Find the lines holding the string "this" in the data, then copy all of them.

** start of Dataset records **

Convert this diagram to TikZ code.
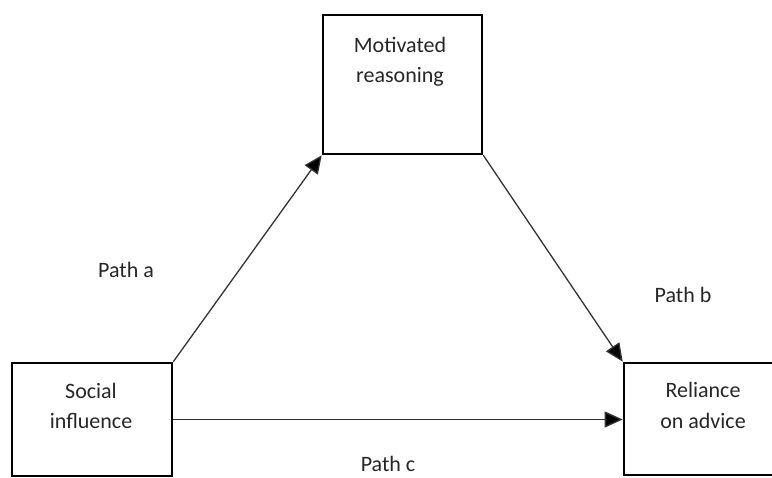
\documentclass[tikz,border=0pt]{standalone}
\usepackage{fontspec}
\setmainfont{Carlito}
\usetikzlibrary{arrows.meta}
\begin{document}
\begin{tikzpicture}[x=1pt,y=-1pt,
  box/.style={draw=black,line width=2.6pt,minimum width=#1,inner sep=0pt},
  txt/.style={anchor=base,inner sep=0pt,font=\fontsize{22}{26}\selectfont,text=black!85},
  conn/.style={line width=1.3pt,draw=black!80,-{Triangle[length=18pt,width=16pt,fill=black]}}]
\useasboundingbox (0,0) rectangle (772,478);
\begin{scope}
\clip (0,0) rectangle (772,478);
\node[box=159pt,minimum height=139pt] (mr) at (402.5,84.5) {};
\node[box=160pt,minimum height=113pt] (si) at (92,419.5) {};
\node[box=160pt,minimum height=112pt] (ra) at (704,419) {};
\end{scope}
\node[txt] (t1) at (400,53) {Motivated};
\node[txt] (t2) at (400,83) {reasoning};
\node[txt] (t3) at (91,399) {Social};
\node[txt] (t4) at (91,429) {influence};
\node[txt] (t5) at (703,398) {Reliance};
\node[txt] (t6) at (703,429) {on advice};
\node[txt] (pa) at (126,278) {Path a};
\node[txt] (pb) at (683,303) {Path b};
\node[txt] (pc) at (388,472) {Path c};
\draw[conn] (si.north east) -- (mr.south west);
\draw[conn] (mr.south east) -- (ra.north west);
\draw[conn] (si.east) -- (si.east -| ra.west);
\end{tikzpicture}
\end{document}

** end of Dataset records **
** start of Dataset records **

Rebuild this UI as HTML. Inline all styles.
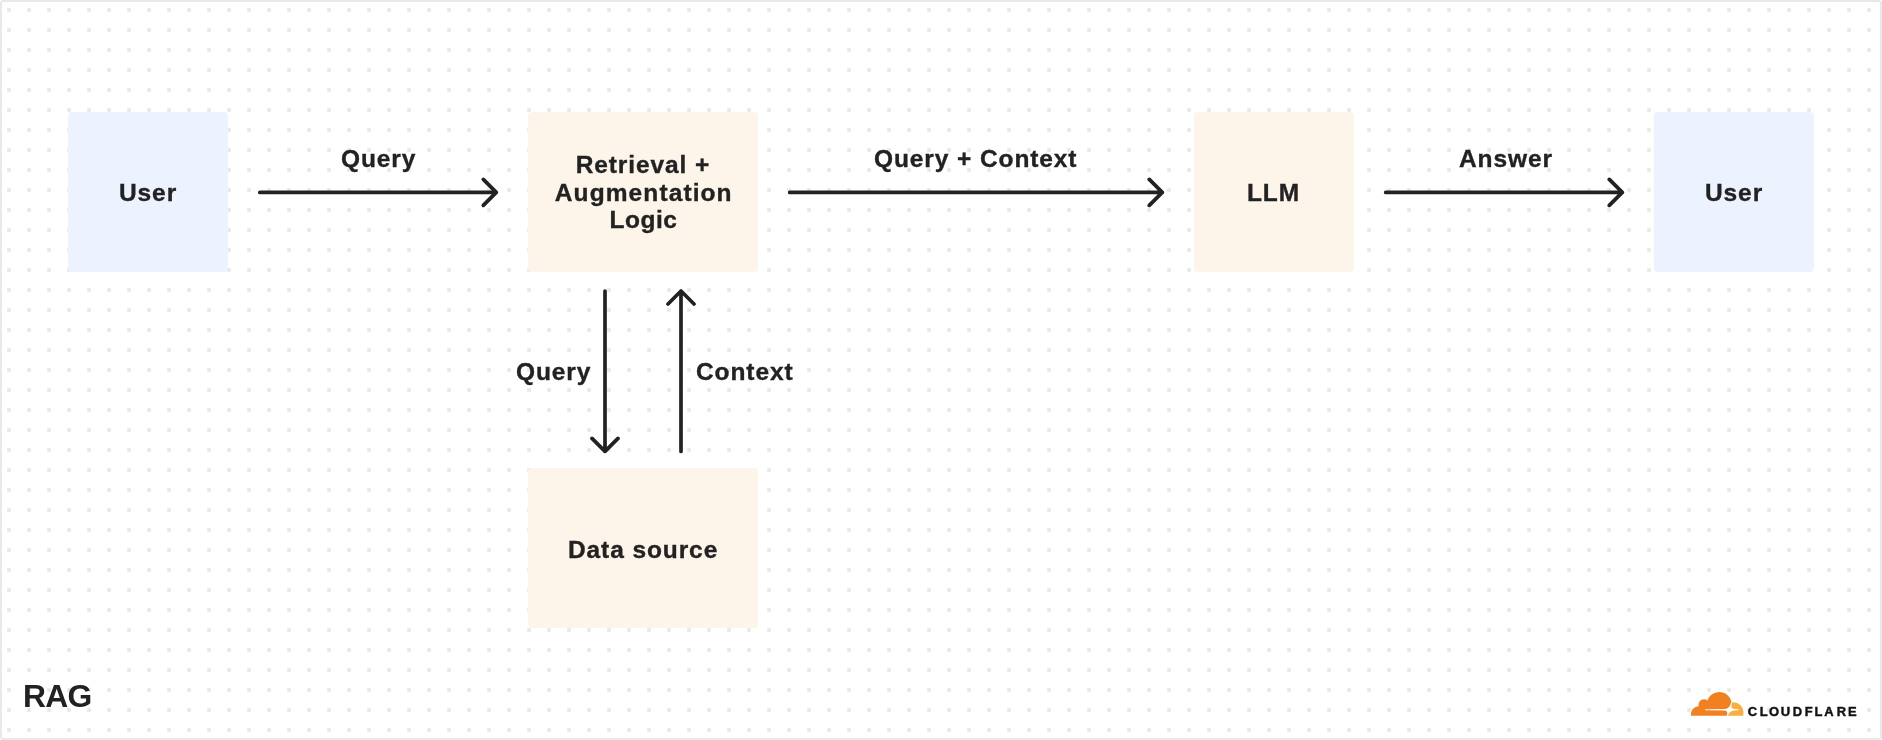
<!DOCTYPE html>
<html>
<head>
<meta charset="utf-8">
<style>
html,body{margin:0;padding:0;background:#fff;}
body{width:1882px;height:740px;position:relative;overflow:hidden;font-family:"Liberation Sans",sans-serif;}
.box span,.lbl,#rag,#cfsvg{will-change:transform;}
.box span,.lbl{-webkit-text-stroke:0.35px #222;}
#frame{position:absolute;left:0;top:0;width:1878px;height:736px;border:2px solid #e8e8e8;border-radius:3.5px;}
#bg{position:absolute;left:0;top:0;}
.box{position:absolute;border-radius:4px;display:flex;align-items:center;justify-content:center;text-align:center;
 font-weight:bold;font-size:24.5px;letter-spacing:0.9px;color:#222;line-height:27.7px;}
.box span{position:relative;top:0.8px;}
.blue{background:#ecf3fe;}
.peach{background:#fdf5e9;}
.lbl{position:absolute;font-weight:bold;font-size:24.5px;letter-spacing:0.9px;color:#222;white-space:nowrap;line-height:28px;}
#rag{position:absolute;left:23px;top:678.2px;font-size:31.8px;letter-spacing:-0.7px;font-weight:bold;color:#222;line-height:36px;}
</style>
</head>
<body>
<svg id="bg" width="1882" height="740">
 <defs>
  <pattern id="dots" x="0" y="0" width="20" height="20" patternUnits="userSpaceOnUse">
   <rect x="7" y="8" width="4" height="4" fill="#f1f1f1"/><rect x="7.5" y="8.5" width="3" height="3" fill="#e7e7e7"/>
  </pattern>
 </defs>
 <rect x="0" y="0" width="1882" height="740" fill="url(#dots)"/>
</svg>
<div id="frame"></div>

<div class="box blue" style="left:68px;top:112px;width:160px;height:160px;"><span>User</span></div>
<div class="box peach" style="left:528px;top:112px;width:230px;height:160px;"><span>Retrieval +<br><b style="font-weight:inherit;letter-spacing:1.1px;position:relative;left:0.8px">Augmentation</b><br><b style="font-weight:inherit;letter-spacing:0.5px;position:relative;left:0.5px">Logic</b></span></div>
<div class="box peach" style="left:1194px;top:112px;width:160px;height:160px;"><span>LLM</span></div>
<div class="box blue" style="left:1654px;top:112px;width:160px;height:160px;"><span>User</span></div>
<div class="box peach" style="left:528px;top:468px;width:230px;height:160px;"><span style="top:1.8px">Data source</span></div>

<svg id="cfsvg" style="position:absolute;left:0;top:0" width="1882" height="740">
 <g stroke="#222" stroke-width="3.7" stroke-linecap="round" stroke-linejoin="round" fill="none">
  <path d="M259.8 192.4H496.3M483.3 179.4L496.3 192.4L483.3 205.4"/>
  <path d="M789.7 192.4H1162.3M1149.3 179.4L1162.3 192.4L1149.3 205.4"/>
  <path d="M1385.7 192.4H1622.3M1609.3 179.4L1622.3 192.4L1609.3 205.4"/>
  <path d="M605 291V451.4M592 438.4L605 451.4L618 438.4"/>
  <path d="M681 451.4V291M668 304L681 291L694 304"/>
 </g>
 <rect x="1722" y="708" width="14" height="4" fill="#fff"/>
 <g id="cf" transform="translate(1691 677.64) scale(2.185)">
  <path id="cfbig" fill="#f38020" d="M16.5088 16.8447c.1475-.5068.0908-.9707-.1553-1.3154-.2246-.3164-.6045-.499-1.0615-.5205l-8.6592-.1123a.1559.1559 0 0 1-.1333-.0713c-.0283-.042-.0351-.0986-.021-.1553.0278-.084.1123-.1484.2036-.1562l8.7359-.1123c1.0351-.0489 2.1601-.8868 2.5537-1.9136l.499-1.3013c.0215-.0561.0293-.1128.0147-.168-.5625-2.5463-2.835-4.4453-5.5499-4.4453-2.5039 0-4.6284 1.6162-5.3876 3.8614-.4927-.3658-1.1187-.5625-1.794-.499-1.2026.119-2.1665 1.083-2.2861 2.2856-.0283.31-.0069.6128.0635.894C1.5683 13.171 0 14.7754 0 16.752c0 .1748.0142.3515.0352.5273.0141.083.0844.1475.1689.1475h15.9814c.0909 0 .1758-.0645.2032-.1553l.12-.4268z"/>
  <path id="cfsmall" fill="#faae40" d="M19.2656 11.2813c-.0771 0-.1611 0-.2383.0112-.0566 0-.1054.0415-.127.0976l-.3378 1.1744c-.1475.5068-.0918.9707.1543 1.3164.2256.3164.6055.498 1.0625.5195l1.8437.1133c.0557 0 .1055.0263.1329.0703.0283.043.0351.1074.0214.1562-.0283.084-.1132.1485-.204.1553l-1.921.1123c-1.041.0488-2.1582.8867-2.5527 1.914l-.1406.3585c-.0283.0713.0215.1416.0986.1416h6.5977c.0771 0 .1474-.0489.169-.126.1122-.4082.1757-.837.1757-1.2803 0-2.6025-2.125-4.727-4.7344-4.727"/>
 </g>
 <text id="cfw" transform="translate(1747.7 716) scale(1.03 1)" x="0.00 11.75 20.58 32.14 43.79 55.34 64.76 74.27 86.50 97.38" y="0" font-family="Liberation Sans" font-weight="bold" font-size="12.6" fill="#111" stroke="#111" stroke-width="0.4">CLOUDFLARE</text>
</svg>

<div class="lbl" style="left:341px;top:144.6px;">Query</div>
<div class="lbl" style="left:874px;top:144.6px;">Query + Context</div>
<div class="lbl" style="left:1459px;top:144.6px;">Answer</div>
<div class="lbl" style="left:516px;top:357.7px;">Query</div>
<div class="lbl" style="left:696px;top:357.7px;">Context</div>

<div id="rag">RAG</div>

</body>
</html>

** end of Dataset records **
** start of Dataset records **

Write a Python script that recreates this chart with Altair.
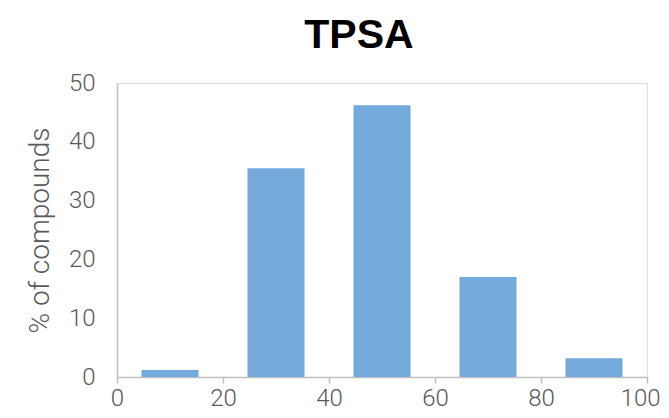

** end of Dataset records **

Reply to the task:
Convert this diagram to TikZ code.
Rebuild this UI as HTML. Inline all styles.
Write a Python script that recreates this chart with Altair.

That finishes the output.